As you can see by the amount of leftover bread, it's a pretty difficult game.
Not much progress made on this one.
Anyone want to try to feed someone yogurt while blindfolded?  The winning team had a pretty good technique of putting the yogurt cup right up to his partner's mouth and scooping it in.
Later that day, we went to Polonnaruva to see more ancient ruins, temples, and Buddha statues.








You are allowed to take pictures but not posing with your back to the statues of Buddha because it is disrespectful.
This was one of the biggest stupas that we had ever seen, but our tour guide said that there are bigger ones in Sri Lanka.
Just strolling through the ruins...

Every dog has his day (to take a nap).
Our last stop was to the three rock-carved Buddhas.


It was the perfect place to do some sketching.

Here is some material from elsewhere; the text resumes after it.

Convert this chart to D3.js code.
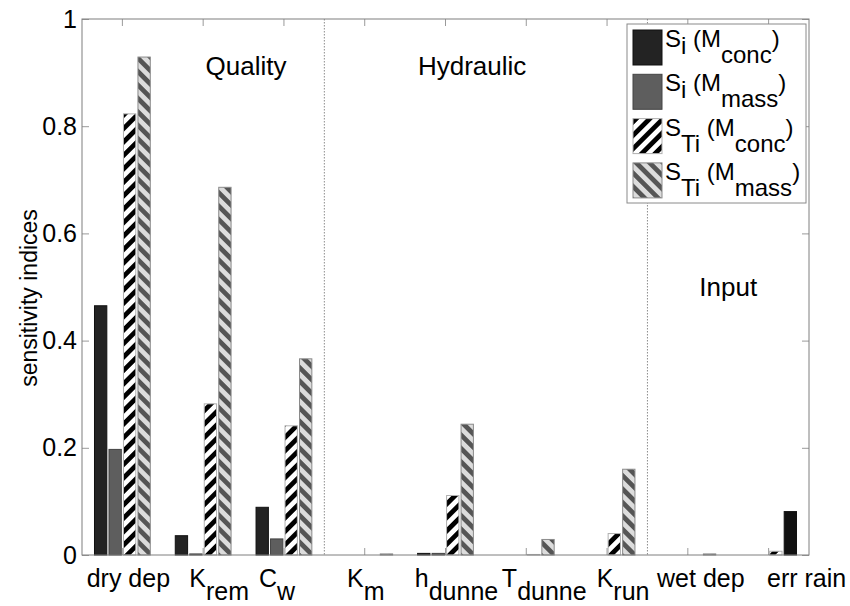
<!DOCTYPE html>
<html>
<head>
<meta charset="utf-8">
<script src="https://cdn.jsdelivr.net/npm/d3@7"></script>
<style>
    body { margin: 0; background: #fff; }
    text { font-family: "Liberation Sans", Arial, sans-serif; fill: #000; }
</style>
</head>
<body>
<div id="chart"></div>
<script>

// categories (main text + subscript)
const labelMain = ["dry dep", "K", "C", "K", "h", "T", "K", "wet dep", "err rain"];
const labelSub = ["", "rem", "w", "m", "dunne", "dunne", "run", "", ""];

// series values
const siConc = [0.465, 0.036, 0.089, 0, 0.003, 0, 0, 0, 0];
const siMass = [0.197, 0.002, 0.030, 0, 0.003, 0, 0, 0, 0];
const stiConc = [0.823, 0.282, 0.241, 0, 0.111, 0.001, 0.040, 0, 0.007];
const stiMass = [0.929, 0.686, 0.366, 0.002, 0.244, 0.029, 0.160, 0.002, 0.081];

const seriesKeys = ["siConc", "siMass", "stiConc", "stiMass"];
const legendMain = ["S", "S", "S", "S"];
const legendSub = ["i", "i", "Ti", "Ti"];
const legendModel = ["conc", "mass", "conc", "mass"];

const yTicks = [0, 0.2, 0.4, 0.6, 0.8, 1];

const groupNames = ["Quality", "Hydraulic", "Input"];


class SensitivityChart {

    constructor(parentElement) {
        this.parentElement = parentElement;
        this.displayData = [];
        this.initVis();
    }

    initVis() {
        let vis = this;

        vis.margin = {top: 19, right: 41, bottom: 51, left: 82};
        vis.width = 850 - vis.margin.left - vis.margin.right;
        vis.height = 606 - vis.margin.top - vis.margin.bottom;

        vis.root = d3.select("#" + vis.parentElement).append("svg")
            .attr("width", 850)
            .attr("height", 606);

        vis.svg = vis.root.append("g")
            .attr("transform", "translate(" + vis.margin.left + "," + vis.margin.top + ")");

        // hatch patterns
        let defs = vis.root.append("defs");
        vis.addHatch(defs, "hatch-conc", "#ffffff", "#000000", 45);
        vis.addHatch(defs, "hatch-mass", "#dcdcdc", "#555555", -45);

        // scales
        vis.x = d3.scaleBand()
            .domain(d3.range(labelMain.length))
            .range([0, vis.width]);

        let half = 28.4;
        vis.xSub = d3.scaleBand()
            .domain(seriesKeys)
            .range([vis.x.bandwidth() / 2 - half, vis.x.bandwidth() / 2 + half])
            .paddingInner(0.08);

        vis.y = d3.scaleLinear()
            .domain([0, 1])
            .range([vis.height, 0]);

        vis.fills = {
            siConc: "#232323",
            siMass: "#5e5e5e",
            stiConc: "url(#hatch-conc)",
            stiMass: "url(#hatch-mass)"
        };
        vis.strokes = {
            siConc: "#111111",
            siMass: "#444444",
            stiConc: "#b0b0b0",
            stiMass: "#8a8a8a"
        };

        vis.wrangleData();
    }

    addHatch(defs, id, bg, fg, angle) {
        let p = defs.append("pattern")
            .attr("id", id)
            .attr("patternUnits", "userSpaceOnUse")
            .attr("width", 9.5)
            .attr("height", 9.5)
            .attr("patternTransform", "rotate(" + angle + ")");
        p.append("rect").attr("width", 9.5).attr("height", 9.5).attr("fill", bg);
        p.append("rect").attr("width", 4.75).attr("height", 9.5).attr("fill", fg);
    }

    wrangleData() {
        let vis = this;
        let values = {siConc, siMass, stiConc, stiMass};

        vis.displayData = [];
        labelMain.forEach((d, i) => {
            seriesKeys.forEach(k => {
                vis.displayData.push({cat: i, key: k, value: values[k][i]});
            });
        });

        vis.updateVis();
    }

    updateVis() {
        let vis = this;

        // section dividers
        [3, 7].forEach(i => {
            vis.svg.append("line")
                .attr("x1", vis.x(i)).attr("x2", vis.x(i))
                .attr("y1", 0).attr("y2", vis.height)
                .attr("stroke", "#8c8c8c")
                .attr("stroke-width", 1)
                .attr("stroke-dasharray", "1.5,1.5");
        });

        // bars
        vis.svg.selectAll(".bar")
            .data(vis.displayData.filter(d => d.value > 0))
            .enter().append("rect")
            .attr("class", "bar")
            .attr("x", d => vis.x(d.cat) + vis.xSub(d.key) + 0.5)
            .attr("width", vis.xSub.bandwidth() - 1)
            .attr("y", d => vis.y(d.value))
            .attr("height", d => vis.height - vis.y(d.value))
            .attr("fill", d => (d.cat === 8 && d.key === "stiMass") ? "#111111" : vis.fills[d.key])
            .attr("stroke", d => (d.cat === 8 && d.key === "stiMass") ? "#111111" : vis.strokes[d.key])
            .attr("stroke-width", 1);

        // axes (ticks inward, MATLAB style)
        let tickColor = "#9a9a9a";

        vis.yAxis = d3.axisLeft(vis.y)
            .tickValues(yTicks)
            .tickFormat(d => String(d))
            .tickSize(-7)
            .tickPadding(5);

        let ya = vis.svg.append("g").attr("class", "y-axis").call(vis.yAxis);
        ya.select(".domain").remove();
        ya.selectAll("line").attr("stroke", tickColor);
        ya.selectAll("text")
            .style("font-size", "25px")
            .attr("fill", "#000");

        let yr = vis.svg.append("g")
            .attr("transform", "translate(" + vis.width + ",0)")
            .call(d3.axisRight(vis.y).tickValues(yTicks).tickSize(-7).tickFormat(""));
        yr.select(".domain").remove();
        yr.selectAll("line").attr("stroke", tickColor);

        let xTicks = d3.axisBottom(vis.x).tickSize(-7).tickFormat("");
        let xb = vis.svg.append("g")
            .attr("transform", "translate(0," + vis.height + ")")
            .call(xTicks);
        xb.select(".domain").remove();
        xb.selectAll("line").attr("stroke", tickColor);

        let xt = vis.svg.append("g")
            .call(d3.axisTop(vis.x).tickSize(-7).tickFormat(""));
        xt.select(".domain").remove();
        xt.selectAll("line").attr("stroke", tickColor);

        // box
        vis.svg.append("rect")
            .attr("width", vis.width)
            .attr("height", vis.height)
            .attr("fill", "none")
            .attr("stroke", "#7f7f7f")
            .attr("stroke-width", 1);

        // x labels with subscripts (placed by hand in the original, hence the nudges)
        let nudge = [6, 16, -7, 1, 11, 18, 16, 13, 38];
        labelMain.forEach((m, i) => {
            let t = vis.svg.append("text")
                .attr("x", vis.x(i) + vis.x.bandwidth() / 2 + nudge[i])
                .attr("y", vis.height + 32)
                .attr("text-anchor", "middle")
                .style("font-size", "25px");
            t.append("tspan").text(m);
            if (labelSub[i]) t.append("tspan").attr("dy", 13).text(labelSub[i]);
        });

        // y label
        vis.svg.append("text")
            .attr("transform", "translate(" + (37 - vis.margin.left) + "," + (298 - vis.margin.top) + ") rotate(-90)")
            .attr("text-anchor", "middle")
            .style("font-size", "23px")
            .text("sensitivity indices");

        // section titles
        let bw = vis.x.bandwidth();
        let titlePos = [[2.03, 0.895], [4.83, 0.895], [8.0, 0.483]];
        groupNames.forEach((g, i) => {
            vis.svg.append("text")
                .attr("x", titlePos[i][0] * bw)
                .attr("y", vis.y(titlePos[i][1]))
                .attr("text-anchor", "middle")
                .style("font-size", "26px")
                .text(g);
        });

        // legend
        let lg = vis.svg.append("g")
            .attr("transform", "translate(" + (vis.width - 182) + ",5)");

        lg.append("rect")
            .attr("width", 179)
            .attr("height", 179)
            .attr("fill", "#fff")
            .attr("stroke", "#8a8a8a");

        seriesKeys.forEach((k, i) => {
            let row = lg.append("g").attr("transform", "translate(6," + (6 + i * 44.3) + ")");
            row.append("rect")
                .attr("width", 29)
                .attr("height", 35)
                .attr("fill", vis.fills[k])
                .attr("stroke", vis.strokes[k]);

            let t = row.append("text")
                .attr("x", 32)
                .attr("y", 17)
                .style("font-size", "24px");
            let shift = legendSub[i] === "i" ? 7 : 16;
            t.append("tspan").text(legendMain[i]);
            t.append("tspan").attr("dy", shift).text(legendSub[i]);
            t.append("tspan").attr("dy", -shift).text(" (M");
            t.append("tspan").attr("dy", 16).text(legendModel[i]);
            t.append("tspan").attr("dy", -16).text(")");
        });
    }
}

new SensitivityChart("chart");

</script>
</body>
</html>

After five nights in Sigirya, we headed towards Negombo to catch our flight back to Thailand.  Along the way we saw some fishing boats with hand-sewn sails.
We had a nice dinner with an ocean view and saw the golden sun set on the horizon.
We even dipped our toes in the Indian Ocean, which was our first time in that body of water.
Luckily, I was able to squeeze in a much-needed haircut before we left Sri Lanka.
The barber had an old-school tool belt that looked like it had been used for generations.  As soon as I saw it, I knew I was in good hands.
We enjoyed our stay in Sri Lanka and look forward to coming back again one day.